### INFORMATION SUPPLIED
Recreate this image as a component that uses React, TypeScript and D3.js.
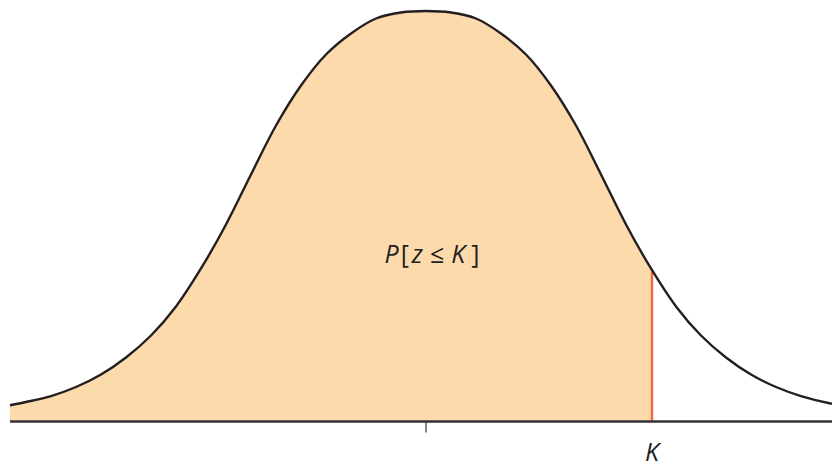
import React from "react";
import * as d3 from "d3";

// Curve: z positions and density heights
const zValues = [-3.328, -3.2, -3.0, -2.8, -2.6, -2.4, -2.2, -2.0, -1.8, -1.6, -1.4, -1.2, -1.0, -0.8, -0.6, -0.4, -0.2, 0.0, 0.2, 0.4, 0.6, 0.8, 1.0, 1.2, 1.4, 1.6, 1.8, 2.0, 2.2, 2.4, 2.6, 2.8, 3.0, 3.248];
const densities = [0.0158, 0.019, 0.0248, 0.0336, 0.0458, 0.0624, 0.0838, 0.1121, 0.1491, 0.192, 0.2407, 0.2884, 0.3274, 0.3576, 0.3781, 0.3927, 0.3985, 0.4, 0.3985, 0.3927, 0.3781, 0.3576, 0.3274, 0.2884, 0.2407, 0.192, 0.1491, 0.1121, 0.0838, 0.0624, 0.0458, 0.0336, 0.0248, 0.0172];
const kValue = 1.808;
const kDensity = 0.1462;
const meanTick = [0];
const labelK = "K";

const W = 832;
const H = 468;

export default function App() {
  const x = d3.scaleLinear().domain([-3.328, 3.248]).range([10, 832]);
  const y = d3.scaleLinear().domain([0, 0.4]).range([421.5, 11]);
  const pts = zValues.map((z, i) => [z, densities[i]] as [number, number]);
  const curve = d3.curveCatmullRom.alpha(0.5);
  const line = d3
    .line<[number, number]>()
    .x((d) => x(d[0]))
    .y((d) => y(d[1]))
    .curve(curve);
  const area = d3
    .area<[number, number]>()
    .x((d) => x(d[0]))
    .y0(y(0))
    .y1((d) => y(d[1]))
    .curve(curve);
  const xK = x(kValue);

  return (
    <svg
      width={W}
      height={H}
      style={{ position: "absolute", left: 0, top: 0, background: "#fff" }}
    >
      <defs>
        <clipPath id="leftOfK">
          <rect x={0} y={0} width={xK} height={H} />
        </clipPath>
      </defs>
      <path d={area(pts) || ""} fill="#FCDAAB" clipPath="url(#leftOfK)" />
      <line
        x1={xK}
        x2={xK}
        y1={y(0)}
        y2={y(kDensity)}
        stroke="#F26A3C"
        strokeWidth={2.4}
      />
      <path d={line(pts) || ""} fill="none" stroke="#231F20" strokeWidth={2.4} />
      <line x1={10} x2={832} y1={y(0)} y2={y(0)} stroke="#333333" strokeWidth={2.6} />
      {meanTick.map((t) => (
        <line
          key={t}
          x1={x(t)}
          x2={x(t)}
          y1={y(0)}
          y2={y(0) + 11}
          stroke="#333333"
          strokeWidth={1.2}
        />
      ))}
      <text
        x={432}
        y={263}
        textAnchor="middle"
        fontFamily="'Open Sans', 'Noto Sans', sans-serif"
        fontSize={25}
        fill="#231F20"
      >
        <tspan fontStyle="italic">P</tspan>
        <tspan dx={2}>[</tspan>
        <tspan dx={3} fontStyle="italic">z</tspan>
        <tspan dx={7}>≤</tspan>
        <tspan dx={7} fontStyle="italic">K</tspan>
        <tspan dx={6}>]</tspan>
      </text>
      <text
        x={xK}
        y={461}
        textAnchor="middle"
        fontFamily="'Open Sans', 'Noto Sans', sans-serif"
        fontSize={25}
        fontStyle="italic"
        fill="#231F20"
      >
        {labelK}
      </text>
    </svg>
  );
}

### DIRECTIVE
Retype the whole listing exactly and leave the pictures out.

### SOLUTION TO THE EXERCISE
Recreate this image as a component that uses React, TypeScript and D3.js.
import React from "react";
import * as d3 from "d3";

// Curve: z positions and density heights
const zValues = [-3.328, -3.2, -3.0, -2.8, -2.6, -2.4, -2.2, -2.0, -1.8, -1.6, -1.4, -1.2, -1.0, -0.8, -0.6, -0.4, -0.2, 0.0, 0.2, 0.4, 0.6, 0.8, 1.0, 1.2, 1.4, 1.6, 1.8, 2.0, 2.2, 2.4, 2.6, 2.8, 3.0, 3.248];
const densities = [0.0158, 0.019, 0.0248, 0.0336, 0.0458, 0.0624, 0.0838, 0.1121, 0.1491, 0.192, 0.2407, 0.2884, 0.3274, 0.3576, 0.3781, 0.3927, 0.3985, 0.4, 0.3985, 0.3927, 0.3781, 0.3576, 0.3274, 0.2884, 0.2407, 0.192, 0.1491, 0.1121, 0.0838, 0.0624, 0.0458, 0.0336, 0.0248, 0.0172];
const kValue = 1.808;
const kDensity = 0.1462;
const meanTick = [0];
const labelK = "K";

const W = 832;
const H = 468;

export default function App() {
  const x = d3.scaleLinear().domain([-3.328, 3.248]).range([10, 832]);
  const y = d3.scaleLinear().domain([0, 0.4]).range([421.5, 11]);
  const pts = zValues.map((z, i) => [z, densities[i]] as [number, number]);
  const curve = d3.curveCatmullRom.alpha(0.5);
  const line = d3
    .line<[number, number]>()
    .x((d) => x(d[0]))
    .y((d) => y(d[1]))
    .curve(curve);
  const area = d3
    .area<[number, number]>()
    .x((d) => x(d[0]))
    .y0(y(0))
    .y1((d) => y(d[1]))
    .curve(curve);
  const xK = x(kValue);

  return (
    <svg
      width={W}
      height={H}
      style={{ position: "absolute", left: 0, top: 0, background: "#fff" }}
    >
      <defs>
        <clipPath id="leftOfK">
          <rect x={0} y={0} width={xK} height={H} />
        </clipPath>
      </defs>
      <path d={area(pts) || ""} fill="#FCDAAB" clipPath="url(#leftOfK)" />
      <line
        x1={xK}
        x2={xK}
        y1={y(0)}
        y2={y(kDensity)}
        stroke="#F26A3C"
        strokeWidth={2.4}
      />
      <path d={line(pts) || ""} fill="none" stroke="#231F20" strokeWidth={2.4} />
      <line x1={10} x2={832} y1={y(0)} y2={y(0)} stroke="#333333" strokeWidth={2.6} />
      {meanTick.map((t) => (
        <line
          key={t}
          x1={x(t)}
          x2={x(t)}
          y1={y(0)}
          y2={y(0) + 11}
          stroke="#333333"
          strokeWidth={1.2}
        />
      ))}
      <text
        x={432}
        y={263}
        textAnchor="middle"
        fontFamily="'Open Sans', 'Noto Sans', sans-serif"
        fontSize={25}
        fill="#231F20"
      >
        <tspan fontStyle="italic">P</tspan>
        <tspan dx={2}>[</tspan>
        <tspan dx={3} fontStyle="italic">z</tspan>
        <tspan dx={7}>≤</tspan>
        <tspan dx={7} fontStyle="italic">K</tspan>
        <tspan dx={6}>]</tspan>
      </text>
      <text
        x={xK}
        y={461}
        textAnchor="middle"
        fontFamily="'Open Sans', 'Noto Sans', sans-serif"
        fontSize={25}
        fontStyle="italic"
        fill="#231F20"
      >
        {labelK}
      </text>
    </svg>
  );
}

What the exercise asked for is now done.